TASK OBJECTIVE:
Return every line of the data below that includes the string "matplotlib".
----
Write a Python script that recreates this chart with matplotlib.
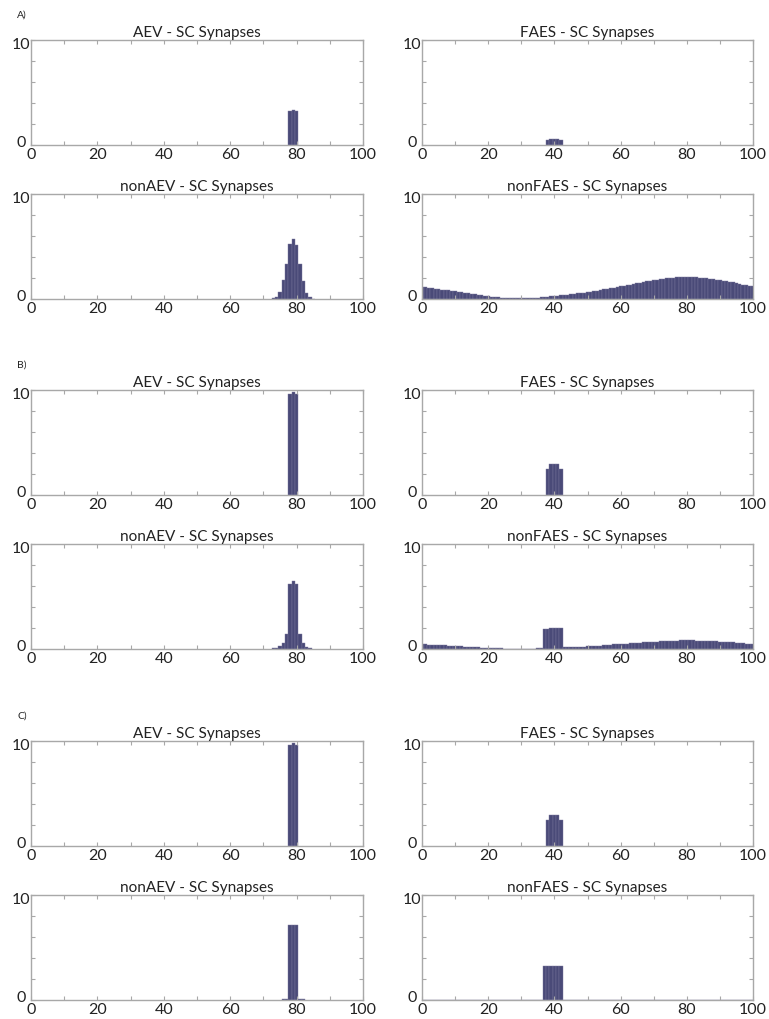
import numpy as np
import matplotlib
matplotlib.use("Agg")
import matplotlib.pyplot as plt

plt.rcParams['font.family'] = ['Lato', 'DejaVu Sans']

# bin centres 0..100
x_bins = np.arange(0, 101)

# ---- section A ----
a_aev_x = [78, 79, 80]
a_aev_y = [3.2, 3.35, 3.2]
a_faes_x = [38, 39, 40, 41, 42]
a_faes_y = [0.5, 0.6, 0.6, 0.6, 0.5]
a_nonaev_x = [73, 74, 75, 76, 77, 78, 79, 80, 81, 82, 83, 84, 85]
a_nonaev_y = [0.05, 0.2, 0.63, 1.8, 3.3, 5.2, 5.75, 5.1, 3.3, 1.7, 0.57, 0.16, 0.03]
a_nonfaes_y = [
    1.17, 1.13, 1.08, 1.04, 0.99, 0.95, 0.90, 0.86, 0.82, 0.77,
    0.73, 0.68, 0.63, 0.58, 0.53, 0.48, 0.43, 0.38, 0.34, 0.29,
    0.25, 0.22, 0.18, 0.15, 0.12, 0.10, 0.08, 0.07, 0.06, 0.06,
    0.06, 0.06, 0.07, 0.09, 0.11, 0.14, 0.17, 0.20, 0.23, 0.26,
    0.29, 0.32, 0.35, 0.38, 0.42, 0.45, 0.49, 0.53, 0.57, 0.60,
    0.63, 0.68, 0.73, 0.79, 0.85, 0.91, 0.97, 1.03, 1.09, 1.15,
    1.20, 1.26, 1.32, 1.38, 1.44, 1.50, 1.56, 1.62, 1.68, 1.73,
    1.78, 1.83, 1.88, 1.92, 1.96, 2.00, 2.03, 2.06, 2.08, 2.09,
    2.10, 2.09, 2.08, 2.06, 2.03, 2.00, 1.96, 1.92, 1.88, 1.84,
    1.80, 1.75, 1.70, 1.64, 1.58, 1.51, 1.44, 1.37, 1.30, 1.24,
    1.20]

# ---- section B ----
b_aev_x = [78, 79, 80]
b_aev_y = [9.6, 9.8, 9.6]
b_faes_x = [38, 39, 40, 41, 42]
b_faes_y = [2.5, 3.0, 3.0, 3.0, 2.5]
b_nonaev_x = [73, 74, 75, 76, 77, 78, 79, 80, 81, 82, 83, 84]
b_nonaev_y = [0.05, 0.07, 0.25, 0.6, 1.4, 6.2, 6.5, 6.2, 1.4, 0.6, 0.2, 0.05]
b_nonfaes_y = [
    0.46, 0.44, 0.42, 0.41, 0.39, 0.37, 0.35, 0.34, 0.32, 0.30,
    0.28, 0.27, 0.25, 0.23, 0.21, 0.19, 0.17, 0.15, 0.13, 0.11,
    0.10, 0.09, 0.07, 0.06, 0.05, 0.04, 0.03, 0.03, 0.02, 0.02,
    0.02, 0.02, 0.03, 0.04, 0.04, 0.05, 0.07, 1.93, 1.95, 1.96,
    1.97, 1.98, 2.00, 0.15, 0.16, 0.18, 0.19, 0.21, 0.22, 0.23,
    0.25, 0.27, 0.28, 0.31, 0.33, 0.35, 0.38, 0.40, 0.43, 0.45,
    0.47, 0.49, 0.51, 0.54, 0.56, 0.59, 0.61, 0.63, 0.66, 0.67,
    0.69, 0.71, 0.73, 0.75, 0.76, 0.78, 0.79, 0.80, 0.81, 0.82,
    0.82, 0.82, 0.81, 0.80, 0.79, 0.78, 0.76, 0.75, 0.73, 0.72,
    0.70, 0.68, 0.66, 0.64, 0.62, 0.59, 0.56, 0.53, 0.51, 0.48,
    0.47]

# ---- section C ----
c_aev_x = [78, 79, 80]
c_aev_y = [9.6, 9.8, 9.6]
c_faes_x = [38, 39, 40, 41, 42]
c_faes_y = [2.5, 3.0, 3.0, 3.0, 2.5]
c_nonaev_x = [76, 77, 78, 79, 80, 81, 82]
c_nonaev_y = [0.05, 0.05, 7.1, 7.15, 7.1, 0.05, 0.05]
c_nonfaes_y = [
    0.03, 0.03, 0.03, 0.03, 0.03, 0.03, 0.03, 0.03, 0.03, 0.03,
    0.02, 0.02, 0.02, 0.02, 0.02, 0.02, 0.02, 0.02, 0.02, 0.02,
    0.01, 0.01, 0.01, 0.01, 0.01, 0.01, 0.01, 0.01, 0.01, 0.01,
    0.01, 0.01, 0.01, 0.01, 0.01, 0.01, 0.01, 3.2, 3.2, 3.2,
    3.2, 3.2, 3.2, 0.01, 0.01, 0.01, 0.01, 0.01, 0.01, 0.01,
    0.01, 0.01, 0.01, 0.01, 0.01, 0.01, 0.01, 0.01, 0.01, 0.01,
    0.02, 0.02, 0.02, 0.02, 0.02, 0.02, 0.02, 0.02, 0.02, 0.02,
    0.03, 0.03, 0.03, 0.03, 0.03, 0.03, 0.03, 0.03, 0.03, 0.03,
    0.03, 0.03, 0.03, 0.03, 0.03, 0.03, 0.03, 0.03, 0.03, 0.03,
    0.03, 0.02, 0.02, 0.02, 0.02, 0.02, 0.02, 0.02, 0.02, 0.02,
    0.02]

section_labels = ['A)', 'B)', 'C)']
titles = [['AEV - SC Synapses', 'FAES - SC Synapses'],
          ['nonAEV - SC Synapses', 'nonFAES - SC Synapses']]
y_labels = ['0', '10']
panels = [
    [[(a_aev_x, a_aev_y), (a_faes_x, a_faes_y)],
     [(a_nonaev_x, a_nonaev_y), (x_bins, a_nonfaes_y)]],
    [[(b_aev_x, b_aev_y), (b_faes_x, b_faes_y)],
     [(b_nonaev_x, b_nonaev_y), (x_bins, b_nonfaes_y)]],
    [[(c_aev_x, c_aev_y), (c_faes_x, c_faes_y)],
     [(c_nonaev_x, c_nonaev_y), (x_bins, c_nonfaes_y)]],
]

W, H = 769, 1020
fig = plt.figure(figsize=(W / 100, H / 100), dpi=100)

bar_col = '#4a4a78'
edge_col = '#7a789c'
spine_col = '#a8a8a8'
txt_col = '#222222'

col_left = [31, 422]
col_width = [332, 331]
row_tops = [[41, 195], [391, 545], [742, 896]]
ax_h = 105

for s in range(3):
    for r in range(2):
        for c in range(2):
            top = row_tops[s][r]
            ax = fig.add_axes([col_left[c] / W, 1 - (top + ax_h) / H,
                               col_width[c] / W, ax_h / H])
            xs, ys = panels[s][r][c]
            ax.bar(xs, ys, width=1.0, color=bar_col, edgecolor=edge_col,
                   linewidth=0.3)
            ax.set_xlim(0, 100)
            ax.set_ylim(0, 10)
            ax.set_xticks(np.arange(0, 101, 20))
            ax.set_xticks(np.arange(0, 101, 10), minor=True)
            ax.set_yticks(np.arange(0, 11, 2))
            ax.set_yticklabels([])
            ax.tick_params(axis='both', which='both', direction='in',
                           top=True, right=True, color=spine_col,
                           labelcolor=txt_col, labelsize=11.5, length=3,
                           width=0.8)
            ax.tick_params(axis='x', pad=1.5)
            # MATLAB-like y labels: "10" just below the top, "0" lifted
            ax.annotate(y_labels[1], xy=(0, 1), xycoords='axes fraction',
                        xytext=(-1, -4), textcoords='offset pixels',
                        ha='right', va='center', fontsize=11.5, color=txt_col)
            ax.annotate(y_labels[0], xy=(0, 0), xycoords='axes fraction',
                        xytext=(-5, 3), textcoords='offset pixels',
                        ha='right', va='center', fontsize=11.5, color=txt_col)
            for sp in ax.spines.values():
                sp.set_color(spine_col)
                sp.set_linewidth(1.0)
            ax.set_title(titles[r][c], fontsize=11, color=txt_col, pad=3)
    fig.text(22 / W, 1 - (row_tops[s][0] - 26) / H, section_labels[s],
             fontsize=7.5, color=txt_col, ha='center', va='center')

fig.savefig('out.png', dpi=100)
----
SOLUTION TO THE EXERCISE:
Write a Python script that recreates this chart with matplotlib.
import matplotlib
matplotlib.use("Agg")
import matplotlib.pyplot as plt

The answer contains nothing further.